To make this last option work, your software will need to provide you with advanced filter options and the ability to set read-only permissions.
Mistake 3 — The bigger story isn’t clear.
Reporting is essentially a means of storytelling. You’re telling the story of your school’s finances for a given period — where you spent the money, what the outcomes were, and so on.
If you’re giving your board dense, mostly-raw data laid out the way you needed it to be in order to create the report (instead of how they need it to be in order to understand the report), then you shouldn’t be surprised if the story doesn’t make sense to them.
Remember, they’re board members chosen to represent the community — they’re not (necessarily) CPAs or Accounting experts.
The longer it takes them to make sense of what they’re looking at, the more opportunities there will be for misunderstandings and confusion.
The Solution
To avoid those misunderstandings, it’s absolutely critical to tell the story clearly and quickly.
Since the school board members aren’t a group of CPAs and Accounting experts, you need to translate the information for them if you want them to understand it as soon as they see it.

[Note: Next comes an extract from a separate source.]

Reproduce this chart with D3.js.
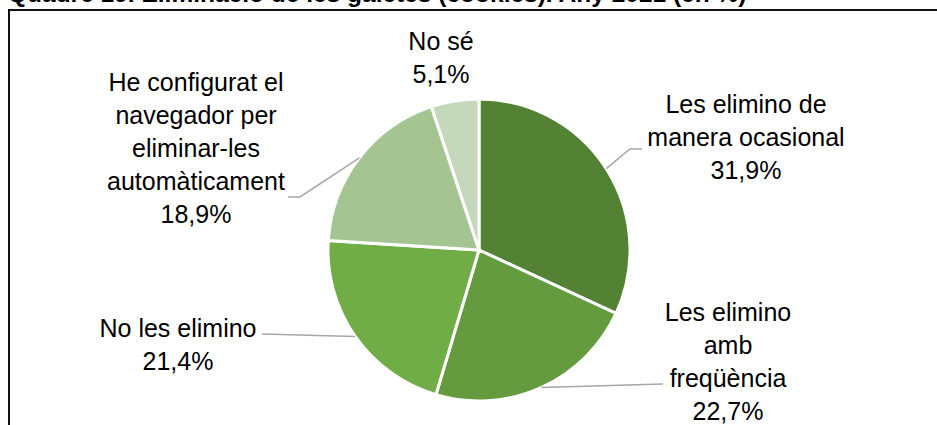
<!DOCTYPE html>
<html>
<head>
<meta charset="utf-8">
<script src="https://cdn.jsdelivr.net/npm/d3@7"></script>
<style>
  html, body { margin: 0; padding: 0; background: #fff; }
  svg { display: block; }
</style>
</head>
<body>
<svg id="chart" width="937" height="425"></svg>
<script>
// Eliminació de les galetes (cookies), 2021 — percentatges
const titleText = "Quadre 19. Eliminació de les galetes (cookies). Any 2021 (en %)";
const categories = [
  "Les elimino de manera ocasional",
  "Les elimino amb freqüència",
  "No les elimino",
  "He configurat el navegador per eliminar-les automàticament",
  "No sé"
];
const values = [31.9, 22.7, 21.4, 18.9, 5.1];
const colors = ["#548235", "#639B3E", "#70AD47", "#A4C591", "#C5D8BC"];

// How each category name is broken into lines for its label
const labelLines = [
  ["Les elimino de", "manera ocasional"],
  ["Les elimino", "amb", "freqüència"],
  ["No les elimino"],
  ["He configurat el", "navegador per", "eliminar-les", "automàticament"],
  ["No sé"]
];

// Label placement: anchor centre x, first baseline y, leader elbow and end (null = no leader)
const labelLayout = [
  { x: 746, y: 113, elbow: [630, 149], end: [642, 149] },
  { x: 728, y: 321, elbow: null,       end: [663, 384] },
  { x: 178, y: 337, elbow: null,       end: [262, 334] },
  { x: 196, y: 91,  elbow: [300, 197], end: [288, 197] },
  { x: 441, y: 50,  elbow: null,       end: null }
];

const fmt = v => d3.format(".1f")(v).replace(".", ",") + "%";

const svg = d3.select("#chart");
const W = 937, H = 425;
const cx = 479, cy = 250, R = 151;
const lineH = 33;

// Title (sits partly above the page edge)
svg.append("text")
  .attr("x", 8).attr("y", 2)
  .attr("font-family", "Liberation Sans, Arial, sans-serif")
  .attr("font-weight", "bold")
  .attr("font-size", 24.5)
  .attr("fill", "#000")
  .text(titleText);

// Frame around the chart area
svg.append("path")
  .attr("d", `M9,${H} L9,10 L${W},10`)
  .attr("fill", "none")
  .attr("stroke", "#111")
  .attr("stroke-width", 2);

const pie = d3.pie().sort(null).value(d => d)
  .startAngle(0).endAngle(2 * Math.PI);
const arcs = pie(values);
const arc = d3.arc().innerRadius(0).outerRadius(R);
const edgeArc = d3.arc().innerRadius(R).outerRadius(R);

const g = svg.append("g").attr("transform", `translate(${cx},${cy})`);

g.selectAll("path.slice")
  .data(arcs)
  .join("path")
  .attr("class", "slice")
  .attr("d", arc)
  .attr("fill", (d, i) => colors[i])
  .attr("stroke", "#fff")
  .attr("stroke-width", 3)
  .attr("stroke-linejoin", "miter");

// Leader lines from the slice edge to the label
arcs.forEach((d, i) => {
  const L = labelLayout[i];
  if (!L.end) return;
  const [sx, sy] = edgeArc.centroid(d);
  const pts = [[cx + sx, cy + sy]];
  if (L.elbow) pts.push(L.elbow);
  pts.push(L.end);
  svg.append("path")
    .attr("d", d3.line()(pts))
    .attr("fill", "none")
    .attr("stroke", "#A6A6A6")
    .attr("stroke-width", 1.5);
});

// Category labels with their values
categories.forEach((c, i) => {
  const L = labelLayout[i];
  const lines = labelLines[i].concat([fmt(values[i])]);
  const t = svg.append("text")
    .attr("font-family", "Liberation Sans, Arial, sans-serif")
    .attr("font-size", 25)
    .attr("fill", "#000")
    .attr("text-anchor", "middle");
  lines.forEach((ln, k) => {
    t.append("tspan")
      .attr("x", L.x)
      .attr("y", L.y + k * lineH)
      .text(ln);
  });
});
</script>
</body>
</html>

But how? What’s the best way to translate your data for your school board?
They say a picture is worth a thousand words, and that’s especially true when it comes to communicating to people whose minds are wired differently from yours.
The easiest and best way to translate your data story is by turning your language (numbers) into a visual experience for your board (graphs, charts, etc.). Not everyone will understand the various data sets that helped you to arrive at a forecast, but you can bet they’ll understand a side-by-side look at last month’s spending compared to next month’s projected spending if it’s illustrated in a bar graph.
Without the right software, it can be difficult to transform your data into visuals. It also makes your data susceptible to errors if you’re trying to create visuals manually.
Still, it is worth the effort if you really want to build trust between your Finance department and your school board.